NANCY HALL
1957 - 2022
Nancy Hall brought an especially large helping of sunshine alongside passionate advocacy for worker rights and civil rights to the Texas labor movement.
As a pioneering Chief Steward, Secretary, and Executive Vice President in Communications Workers of America Local 6215 during a career that spanned 35 years, Hall fought hard for the union.
As a longtime member of the Texas AFL-CIO Executive Board and vice president of the Dallas AFL-CIO, she played an important role in policy-setting, particularly with regard to advancing minorities and women in our movement. In her roles in the Coalition of Labor Union Women, A. Philip Randolph Institute, and Coalition of Black Trade Unionists, Hall had a hand in every civil rights advance, every get-out-the-vote campaign, and every labor protest. One of her innovations: the Early Voting Rally that continues to this day in Dallas.
Hall’s reputation as an activist and her talent for making friends easily translated into important assignments, including her role on a national labor team that organized in Colombia. And Hall was second to none in recruiting volunteers, who warmed to the force of her personality and her commitment to outwork anyone.

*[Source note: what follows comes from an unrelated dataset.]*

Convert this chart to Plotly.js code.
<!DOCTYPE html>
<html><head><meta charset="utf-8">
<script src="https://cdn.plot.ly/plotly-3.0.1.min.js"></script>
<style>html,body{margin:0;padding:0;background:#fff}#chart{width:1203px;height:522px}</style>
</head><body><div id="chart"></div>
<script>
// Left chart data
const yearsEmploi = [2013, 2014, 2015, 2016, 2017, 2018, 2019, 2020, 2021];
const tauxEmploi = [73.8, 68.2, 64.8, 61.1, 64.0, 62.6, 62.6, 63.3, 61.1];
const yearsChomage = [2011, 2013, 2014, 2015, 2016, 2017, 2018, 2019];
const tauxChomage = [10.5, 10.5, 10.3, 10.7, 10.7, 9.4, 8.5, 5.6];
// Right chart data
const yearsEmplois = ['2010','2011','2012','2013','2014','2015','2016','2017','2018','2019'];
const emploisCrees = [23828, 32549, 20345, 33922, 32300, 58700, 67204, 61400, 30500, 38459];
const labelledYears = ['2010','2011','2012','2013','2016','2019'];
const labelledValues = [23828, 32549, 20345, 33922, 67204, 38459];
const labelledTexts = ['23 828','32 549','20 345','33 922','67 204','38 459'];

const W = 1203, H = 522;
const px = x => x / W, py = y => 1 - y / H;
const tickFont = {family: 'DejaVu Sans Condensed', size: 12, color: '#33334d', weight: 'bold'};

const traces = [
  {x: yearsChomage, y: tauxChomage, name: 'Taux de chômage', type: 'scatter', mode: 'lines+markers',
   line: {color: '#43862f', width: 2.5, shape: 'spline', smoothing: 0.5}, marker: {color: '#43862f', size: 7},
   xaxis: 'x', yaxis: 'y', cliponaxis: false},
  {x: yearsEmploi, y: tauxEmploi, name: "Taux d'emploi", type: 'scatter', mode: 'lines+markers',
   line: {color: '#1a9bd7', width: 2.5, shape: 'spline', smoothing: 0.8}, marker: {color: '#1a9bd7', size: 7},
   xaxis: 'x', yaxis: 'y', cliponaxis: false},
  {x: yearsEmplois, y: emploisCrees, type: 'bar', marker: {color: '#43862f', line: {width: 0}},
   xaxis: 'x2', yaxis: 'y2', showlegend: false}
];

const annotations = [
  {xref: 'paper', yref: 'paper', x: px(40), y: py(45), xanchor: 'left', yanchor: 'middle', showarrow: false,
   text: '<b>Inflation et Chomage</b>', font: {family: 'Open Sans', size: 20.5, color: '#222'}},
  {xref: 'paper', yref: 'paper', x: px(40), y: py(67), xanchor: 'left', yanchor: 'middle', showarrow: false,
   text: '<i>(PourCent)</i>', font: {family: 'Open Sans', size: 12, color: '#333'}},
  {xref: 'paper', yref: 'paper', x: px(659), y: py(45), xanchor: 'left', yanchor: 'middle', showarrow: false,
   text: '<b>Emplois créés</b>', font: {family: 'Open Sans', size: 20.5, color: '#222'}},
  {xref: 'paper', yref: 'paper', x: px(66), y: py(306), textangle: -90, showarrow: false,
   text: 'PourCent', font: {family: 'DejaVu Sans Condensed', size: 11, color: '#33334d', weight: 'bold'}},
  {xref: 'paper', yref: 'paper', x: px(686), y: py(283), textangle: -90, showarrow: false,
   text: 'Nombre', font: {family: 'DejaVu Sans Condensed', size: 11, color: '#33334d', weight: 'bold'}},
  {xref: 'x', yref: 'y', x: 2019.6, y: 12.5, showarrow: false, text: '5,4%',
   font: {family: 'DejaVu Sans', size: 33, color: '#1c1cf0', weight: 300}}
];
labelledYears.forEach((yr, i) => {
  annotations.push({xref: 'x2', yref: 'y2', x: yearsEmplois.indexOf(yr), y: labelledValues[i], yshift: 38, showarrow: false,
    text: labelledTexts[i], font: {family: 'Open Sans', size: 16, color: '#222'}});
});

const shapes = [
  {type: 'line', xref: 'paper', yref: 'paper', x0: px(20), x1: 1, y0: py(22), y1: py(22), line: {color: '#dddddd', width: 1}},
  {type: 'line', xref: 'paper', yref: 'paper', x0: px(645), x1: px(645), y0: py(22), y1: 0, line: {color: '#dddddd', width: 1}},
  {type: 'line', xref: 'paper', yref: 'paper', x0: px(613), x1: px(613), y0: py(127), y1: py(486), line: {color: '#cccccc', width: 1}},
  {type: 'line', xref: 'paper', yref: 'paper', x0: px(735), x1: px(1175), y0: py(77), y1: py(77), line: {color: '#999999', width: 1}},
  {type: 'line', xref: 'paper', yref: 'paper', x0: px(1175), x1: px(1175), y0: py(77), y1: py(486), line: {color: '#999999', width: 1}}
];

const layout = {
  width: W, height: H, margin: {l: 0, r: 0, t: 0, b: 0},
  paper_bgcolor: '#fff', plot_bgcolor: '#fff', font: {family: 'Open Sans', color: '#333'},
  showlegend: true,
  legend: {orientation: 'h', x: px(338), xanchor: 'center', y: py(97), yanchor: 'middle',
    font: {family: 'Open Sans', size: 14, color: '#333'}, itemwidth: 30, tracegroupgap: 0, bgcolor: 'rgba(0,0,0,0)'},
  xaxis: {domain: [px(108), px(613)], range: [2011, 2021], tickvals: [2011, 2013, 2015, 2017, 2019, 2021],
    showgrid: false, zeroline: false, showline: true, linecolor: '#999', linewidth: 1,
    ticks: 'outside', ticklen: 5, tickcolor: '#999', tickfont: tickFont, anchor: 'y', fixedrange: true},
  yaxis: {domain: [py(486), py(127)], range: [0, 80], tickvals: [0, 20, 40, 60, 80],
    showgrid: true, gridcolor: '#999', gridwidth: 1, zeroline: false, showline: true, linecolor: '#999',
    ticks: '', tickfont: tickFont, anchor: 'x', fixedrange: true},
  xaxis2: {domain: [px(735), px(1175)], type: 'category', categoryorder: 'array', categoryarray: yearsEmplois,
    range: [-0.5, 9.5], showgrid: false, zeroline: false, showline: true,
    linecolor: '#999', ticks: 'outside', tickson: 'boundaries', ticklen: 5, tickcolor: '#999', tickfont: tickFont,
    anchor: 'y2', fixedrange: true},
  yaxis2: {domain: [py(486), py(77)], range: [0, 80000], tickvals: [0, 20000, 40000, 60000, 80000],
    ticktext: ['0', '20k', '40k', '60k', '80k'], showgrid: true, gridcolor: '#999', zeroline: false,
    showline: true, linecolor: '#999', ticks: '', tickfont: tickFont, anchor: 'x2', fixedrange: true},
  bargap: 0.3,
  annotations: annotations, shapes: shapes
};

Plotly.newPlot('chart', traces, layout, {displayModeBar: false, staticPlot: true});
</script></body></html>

Hall had a great eye for identifying and cultivating future labor leaders. To persuade union members to act, she often repeated an apt quote by Coretta Scott King: “It doesn’t matter how strong your opinions are. If you don’t use your power for positive change, you are, indeed, part of the problem.”
We mourned Nancy Hall’s death in 2022, but her influence on the Texas labor movement will never go away. The wife of Carlton J. Hall and the proud mother of three children made all of us her family.